Self confidence or the lack of it as it manifests on an energetic level is certainly a very interesting and worth while topic.
Posted by: Catherine MacDonald Spiritualist Medium/Psychic | 05/02/2010 at 04:10 AM
Unmarried men, who would like to be married, are not so self confident and attractive as married men, so it's natural for woman to go for these. Another problem can be lack of self confidence by woman, afraid to make bonds, so they go after the married.
Posted by: Kim (European male) | 05/01/2010 at 02:21 PM
Hello Helen:
Thanks for taking the time to comment and for your honesty about your own situation.
I will be writing more on this of course but in answer as to why you feel deflated it is really very simple.
You are in a good transition and your energy is high. The married man got his hit of energy but gave you back little in return and so you gave out more energy then you got back and the quality of energy you gave was better than whatever he gave you back and so it left you feeling depleted and deflated.

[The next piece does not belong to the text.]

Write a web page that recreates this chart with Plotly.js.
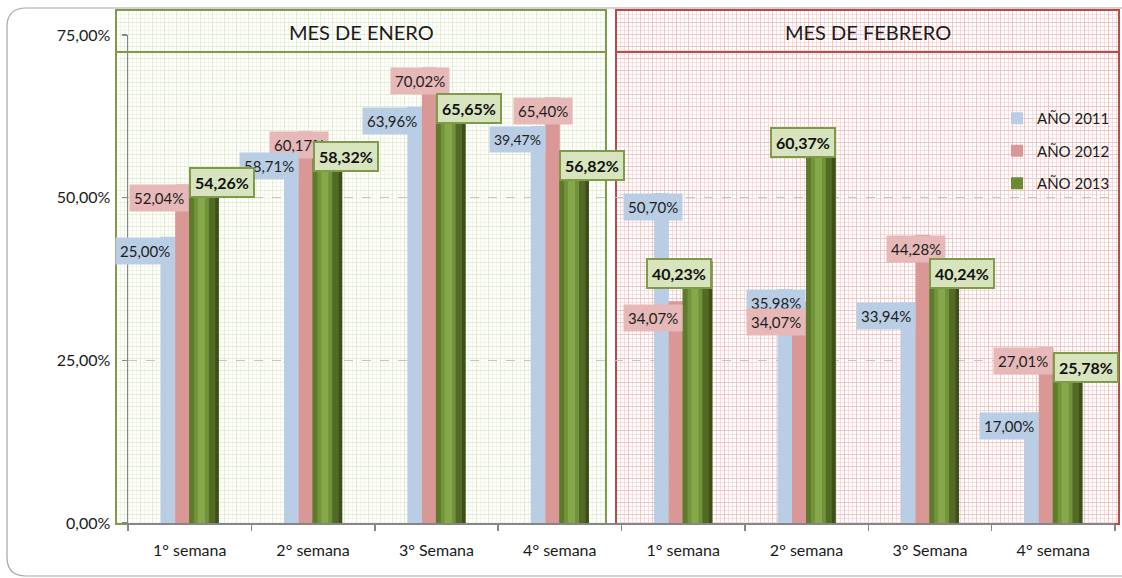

The two energies are not of the same quality of vibration so the high energy which is yours got pulled down by the low energy which is his (cheating is about as low as you can go energetically unless you are talking about criminal activity). The heavier energy or more base energy that he gave you pulled your energy down just as you were starting to find your own strength and independence. That is also why you feel empty after dealing with this man.

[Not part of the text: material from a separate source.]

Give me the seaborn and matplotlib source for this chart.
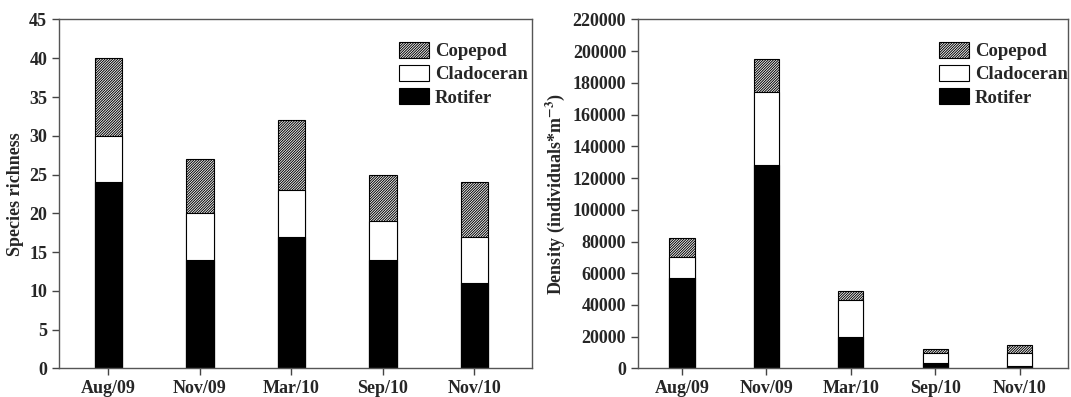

Hope that helps and I will be writing more soon.
Posted by: Catherine MacDonald Spiritualist Medium/Psychic | 09/19/2009 at 12:06 AM
This article has been of great interest to me as I have recently attracted a married man to me. It's exactly as you said...I am in a huge transitional period of my life where my strength and independance have grown as well as a new found talent that is promising to be a career, or at least a very important aspect of my life in the future. I understand now how he could have wanted an energy hit from me(and got it BTW), but what I don't understand is how it could leave me so deflated. I feel like the good energy I was giving out is gone with him. I look forward to your next installment in this blog.